Pressure and A-dvaita

Cameron Reilly cjreilly at OZEMAIL.COM.AU
Thu May 1 00:59:32 CDT 1997


At 20:54 30/04/97 -0400, Jaldhar wrote:

>On Tue, 29 Apr 1997, Cameron Reilly wrote:
>
>>
>> I think that this is where an understanding of non-volition is important.
>>
>> I would very much contend that one can be driving a Toyota and earning US$
>> and *still* be detached. Such an individual (is there such a thing? forgive
>> the terminology) would not differentiate between having the Toyota and not
>> having the Toyota.
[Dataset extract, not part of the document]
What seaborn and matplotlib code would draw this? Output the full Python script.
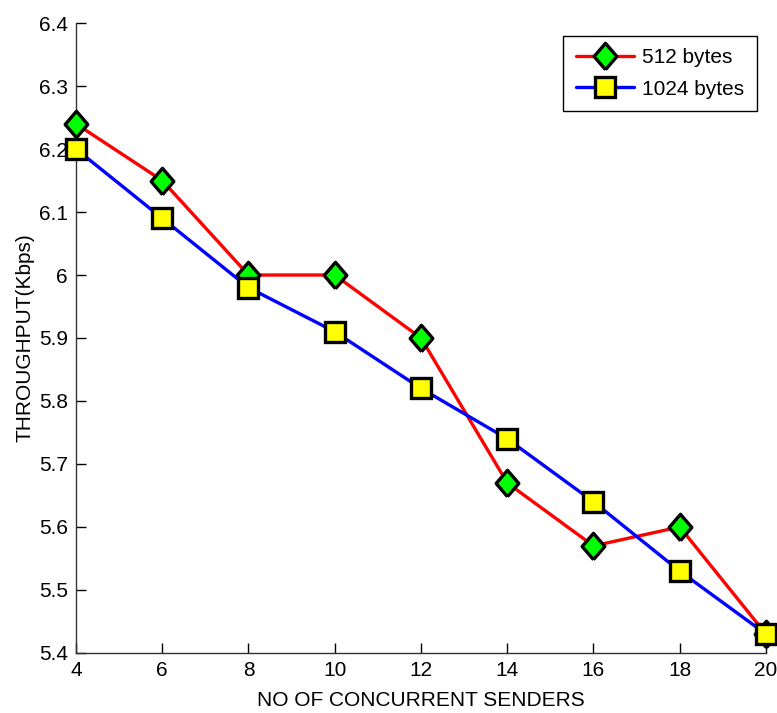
import matplotlib
matplotlib.use("Agg")
import matplotlib.pyplot as plt
import seaborn as sns
import pandas as pd

senders = [4, 6, 8, 10, 12, 14, 16, 18, 20]
tp_512 = [6.24, 6.15, 6.00, 6.00, 5.90, 5.67, 5.57, 5.60, 5.43]
tp_1024 = [6.20, 6.09, 5.98, 5.91, 5.82, 5.74, 5.64, 5.53, 5.43]
yticks = [5.4, 5.5, 5.6, 5.7, 5.8, 5.9, 6.0, 6.1, 6.2, 6.3, 6.4]
ytick_labels = ["5.4", "5.5", "5.6", "5.7", "5.8", "5.9", "6", "6.1", "6.2", "6.3", "6.4"]

sns.set_style("white")
plt.rcParams['font.family'] = ['Liberation Sans', 'DejaVu Sans']
plt.rcParams['text.color'] = 'black'
plt.rcParams['axes.labelcolor'] = 'black'

fig = plt.figure(figsize=(7.77, 7.13), dpi=100)
ax = fig.add_axes([0.0978, 0.0842, 0.888, 0.8835])

df512 = pd.DataFrame({"x": senders, "y": tp_512})
df1024 = pd.DataFrame({"x": senders, "y": tp_1024})

diamond = [(0, -1), (0.86, 0), (0, 1), (-0.86, 0), (0, -1)]

sns.lineplot(data=df512, x="x", y="y", ax=ax, color="red", lw=2.4,
             marker=diamond, markersize=19, markerfacecolor="#00ff00",
             markeredgecolor="black", markeredgewidth=2.4, label="512 bytes",
             clip_on=False, zorder=3)
sns.lineplot(data=df1024, x="x", y="y", ax=ax, color="blue", lw=2.4,
             marker="s", markersize=14, markerfacecolor="yellow",
             markeredgecolor="black", markeredgewidth=2.4, label="1024 bytes",
             clip_on=False, zorder=3)

ax.set_xlim(4, 20)
ax.set_ylim(5.4, 6.4)
ax.set_xticks(senders)
ax.set_xticklabels([str(s) for s in senders])
ax.set_yticks(yticks)
ax.set_yticklabels(ytick_labels)
ax.tick_params(bottom=True, left=True, direction="in", length=7, width=1,
               labelsize=15, colors="black", labelcolor="black", pad=6)
for s in ["top", "right"]:
    ax.spines[s].set_visible(False)
for s in ["left", "bottom"]:
    ax.spines[s].set_color("#333333")
    ax.spines[s].set_linewidth(1)

ax.set_xlabel("NO OF CONCURRENT SENDERS", fontsize=15, labelpad=8, color="black")
ax.set_ylabel("THROUGHPUT(Kbps)", fontsize=15, labelpad=3, color="black")

leg = ax.legend(loc="upper right", bbox_to_anchor=(0.987, 0.98), fontsize=15,
                frameon=True, fancybox=False, edgecolor="black", framealpha=1,
                handlelength=2.8, borderpad=0.6, labelspacing=0.6,
                handletextpad=0.4, borderaxespad=0)
leg.get_frame().set_linewidth(1)
for t in leg.get_texts():
    t.set_color("black")

fig.savefig("out.png", dpi=100)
Because he (or she) would not consider his (or her) self
>> to have any control over 'events'... no volition... one accepts the
>> universe as it appears unconditionally... and understands that 'having' or
>> 'not-having' are the different ends of the same piece of string, why is one
>> 'good' and the other 'bad'? Only in the mind world of duality do they
>> appear separate.
>>
>
>Only in the mind world of duality are there Toyotas so you haven't really
>answered the question.
>
>Even if an owner doesn't care about his car he is still responsible for
>pedestrians, other drivers, the environment, traffic rules, taxes, tolls,
>and road works.  Surely this requires volition.  If the owner isn't
>aware of these things it means he is irresponsible not detached. So I
>agree with Prasad that owning a car, chasing after dollars etc. is
>incompatible with detachment.

While one still considers oneself to be an individual, with free will and
volition, then all of these observations are correct. When one no longer is
fooled by appearances, when one sees into the true nature of things, then
these apparant conflicts no longer become relevant.